Regia di Curzio Malaparte vedi scheda film
Alla fine della seconda guerra mondiale, un soldato torna a casa e il suo primo pensiero è quello di vendicare la morte del fratello, tradito da un compaesano. Trovare il colpevole sarà però difficilissimo, perchè in paese tutto è cambiato e nessuno vuole più rendersi complice di violenze e omicidi; l'uomo non ha in alcun caso intenzione di desistere dal suo proposito di vendetta personale.
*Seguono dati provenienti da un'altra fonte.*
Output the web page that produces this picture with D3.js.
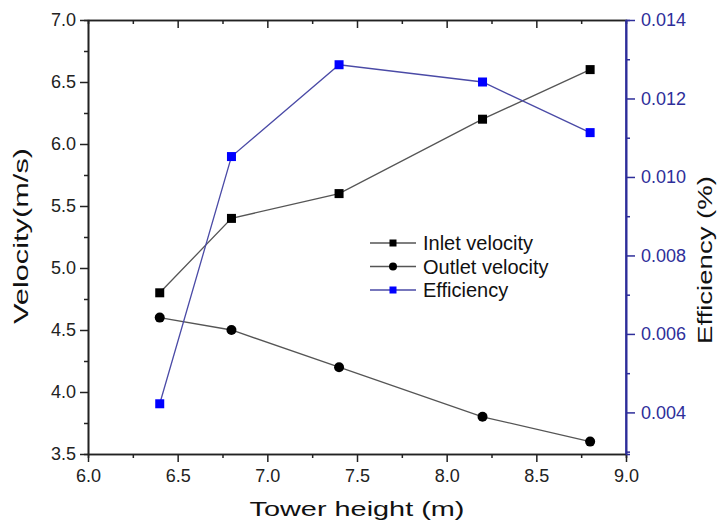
<!DOCTYPE html>
<html>
<head>
<meta charset="utf-8">
<script src="https://cdn.jsdelivr.net/npm/d3@7"></script>
<style>
  body { margin: 0; background: #fff; }
  text { font-family: Arial, "Liberation Sans", sans-serif; }
</style>
</head>
<body>
<div id="chart"></div>
<script>
// tower heights (m)
var heights = [6.4, 6.8, 7.4, 8.2, 8.8];
// velocities (m/s)
var inletVelocity = [4.8, 5.4, 5.6, 6.2, 6.6];
var outletVelocity = [4.6, 4.5, 4.2, 3.8, 3.6];
// efficiency (%)
var efficiency = [0.00422, 0.01052, 0.01286, 0.01242, 0.01113];

var xTicks = [6.0, 6.5, 7.0, 7.5, 8.0, 8.5, 9.0];
var yTicks = [3.5, 4.0, 4.5, 5.0, 5.5, 6.0, 6.5, 7.0];
var effTicks = [0.004, 0.006, 0.008, 0.010, 0.012, 0.014];

var width = 719, height = 524;
var margin = {top: 20, right: 93, bottom: 70, left: 88};
var innerW = width - margin.left - margin.right;   // 538
var innerH = height - margin.top - margin.bottom;  // 434

var axisBlue = "#2e2e9a";

var svg = d3.select("#chart").append("svg")
    .attr("width", width)
    .attr("height", height);

var g = svg.append("g")
    .attr("transform", "translate(" + margin.left + "," + margin.top + ")");

var x = d3.scaleLinear().domain([6.0, 9.0]).range([0, innerW]);
var y = d3.scaleLinear().domain([3.5, 7.0]).range([innerH, 0]);
var yEff = d3.scaleLinear().domain([0.00294, 0.014]).range([innerH, 0]);

//minor ticks first, so the major ones sit on top
function minor(axis, values) {
    return axis.tickValues(values).tickFormat("").tickSizeOuter(0);
}

var xMinor = d3.range(6.25, 9.0, 0.5);
var yMinor = d3.range(3.75, 7.0, 0.5);
var effMinor = [0.003, 0.005, 0.007, 0.009, 0.011, 0.013];

// bottom axis
g.append("g").attr("class", "ax")
    .attr("transform", "translate(0," + innerH + ")")
    .call(minor(d3.axisBottom(x), xMinor).tickSize(4));
g.append("g").attr("class", "ax xmaj")
    .attr("transform", "translate(0," + innerH + ")")
    .call(d3.axisBottom(x).tickValues(xTicks).tickFormat(d3.format(".1f"))
        .tickSize(8).tickSizeOuter(0).tickPadding(7));

// top axis, ticks pointing in
g.append("g").attr("class", "ax")
    .call(minor(d3.axisTop(x), xMinor).tickSize(-4));
g.append("g").attr("class", "ax")
    .call(d3.axisTop(x).tickValues(xTicks.slice(1, -1)).tickFormat("")
        .tickSize(-8).tickSizeOuter(0));

// left axis
g.append("g").attr("class", "ax")
    .call(minor(d3.axisLeft(y), yMinor).tickSize(4));
g.append("g").attr("class", "ax ymaj")
    .call(d3.axisLeft(y).tickValues(yTicks).tickFormat(d3.format(".1f"))
        .tickSize(8).tickSizeOuter(0).tickPadding(4));

// right axis (efficiency)
g.append("g").attr("class", "ax eff")
    .attr("transform", "translate(" + innerW + ",0)")
    .call(minor(d3.axisRight(yEff), effMinor).tickSize(4));
g.append("g").attr("class", "ax eff effmaj")
    .attr("transform", "translate(" + innerW + ",0)")
    .call(d3.axisRight(yEff).tickValues(effTicks).tickFormat(d3.format(".3f"))
        .tickSize(9).tickSizeOuter(0).tickPadding(6));

svg.selectAll(".ax path").attr("stroke", "#222").attr("stroke-width", 1.6);
svg.selectAll(".ax line").attr("stroke", "#222").attr("stroke-width", 1.5);
svg.selectAll(".eff path").attr("stroke", axisBlue);
svg.selectAll(".eff line").attr("stroke", axisBlue);
svg.selectAll(".ax text").attr("font-size", 18).attr("fill", "#222");
svg.selectAll(".eff text").attr("fill", axisBlue);

// full-length right axis line on top of the frame
g.append("line")
    .attr("x1", innerW).attr("x2", innerW)
    .attr("y1", 0).attr("y2", innerH)
    .attr("stroke", axisBlue).attr("stroke-width", 1.6);

// axis titles (the source glyphs are drawn wide, so fit them to the measured length)
function title(t, len) {
    t.attr("text-anchor", "middle")
     .attr("font-size", 21)
     .attr("fill", "#111")
     .attr("textLength", len)
     .attr("lengthAdjust", "spacingAndGlyphs");
}

svg.append("text")
    .attr("x", margin.left + innerW / 2)
    .attr("y", 516)
    .call(title, 215)
    .text("Tower height (m)");

svg.append("text")
    .attr("transform", "translate(28,236) rotate(-90)")
    .call(title, 176)
    .text("Velocity(m/s)");

svg.append("text")
    .attr("transform", "translate(712,260) rotate(-90)")
    .call(title, 168)
    .text("Efficiency (%)");

// series
var series = [
    {name: "Inlet velocity", values: inletVelocity, scale: y, line: "#555", fill: "#000", shape: "square"},
    {name: "Outlet velocity", values: outletVelocity, scale: y, line: "#555", fill: "#000", shape: "circle"},
    {name: "Efficiency", values: efficiency, scale: yEff, line: "#4a4aa6", fill: "#0000ff", shape: "square"}
];

series.forEach(function(s) {
    var pts = heights.map(function(h, i) { return [h, s.values[i]]; });
    g.append("path")
        .datum(pts)
        .attr("fill", "none")
        .attr("stroke", s.line)
        .attr("stroke-width", 1.3)
        .attr("d", d3.line()
            .x(function(d) { return x(d[0]); })
            .y(function(d) { return s.scale(d[1]); }));
    drawMarkers(g, pts.map(function(d) { return [x(d[0]), s.scale(d[1])]; }), s, 9);
});

function drawMarkers(parent, coords, s, size) {
    if (s.shape == "square") {
        parent.selectAll(null).data(coords).enter().append("rect")
            .attr("x", function(d) { return d[0] - size / 2; })
            .attr("y", function(d) { return d[1] - size / 2; })
            .attr("width", size).attr("height", size)
            .attr("fill", s.fill);
    } else {
        parent.selectAll(null).data(coords).enter().append("circle")
            .attr("cx", function(d) { return d[0]; })
            .attr("cy", function(d) { return d[1]; })
            .attr("r", size / 2 + 0.5)
            .attr("fill", s.fill);
    }
}

// legend
var legend = svg.append("g").attr("transform", "translate(370,243)");
series.forEach(function(s, i) {
    var row = legend.append("g").attr("transform", "translate(0," + (i * 23.5) + ")");
    row.append("line")
        .attr("x1", 0).attr("x2", 46)
        .attr("stroke", s.line).attr("stroke-width", 1.3);
    drawMarkers(row, [[23, 0]], s, 7);
    row.append("text")
        .attr("x", 53)
        .attr("dy", "0.35em")
        .attr("font-size", 20)
        .attr("fill", "#111")
        .text(s.name);
});
</script>
</body>
</html>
Un film, uno solo, ma significativo: è quanto ci ha lasciato, dal punto di vista cinematografico, Curzio Malaparte; la pellicola è questa Il Cristo proibito e si può immaginare fin dal titolo che la provocazione e la polemica, arti in cui Malaparte come scrittore eccelleva, saranno le portate centrali del menu. La trama è semplice, ma tutt'altro che sottile: l'argomento centrale è la giustizia - quella terrena - e lo sfondo è quello contemporaneo di un'Italia distrutta, ma felice di essere sopravvissuta; desiderosa di ricominciare da quel poco che ha e non di rivendicare ciò che le è stato tolto. Nessuna tensione verso il riscatto può essere concessa da chi ha imparato la cruda realtà della guerra sulla propria pelle: se il protagonista inizialmente non riesce a entrare nell'ottica di questa morale, che è a suo parere un modo di accontentarsi, pian piano nel corso del film egli saprà aprire gli occhi e comprendere meglio ciò che è davvero importante e ciò che non lo è. Versare altro sangue per vendicare il sangue versato non lo è, ma metterlo in testa a chi viene dalla campagna di Russia è un'impresa complicata; Malaparte in Russia c'era stato e poteva parlarne a ragione. Oltre che della sceneggiatura, lo scrittore si occupa delle musiche originali (invero non esaltanti, ma tanto di cappello di fronte alla versatilità dell'artista); il ruolo in cui Malaparte se la cava peggio è in ogni caso dietro la macchina da presa, firmando una regia piuttosto traballante. Interpreti di alto livello: Raf Vallone, Gino Cervi, Gabriele Ferzetti, Rina Morelli, Anna Maria Ferrero, Alain Cuny; fotografia di Gabor Pogany. L'autore morirà pochi anni più tardi, troppo presto per vedere la trasposizione sul grande schermo, a cura di Liliana Cavani, del suo romanzo La pelle (1981). 6/10.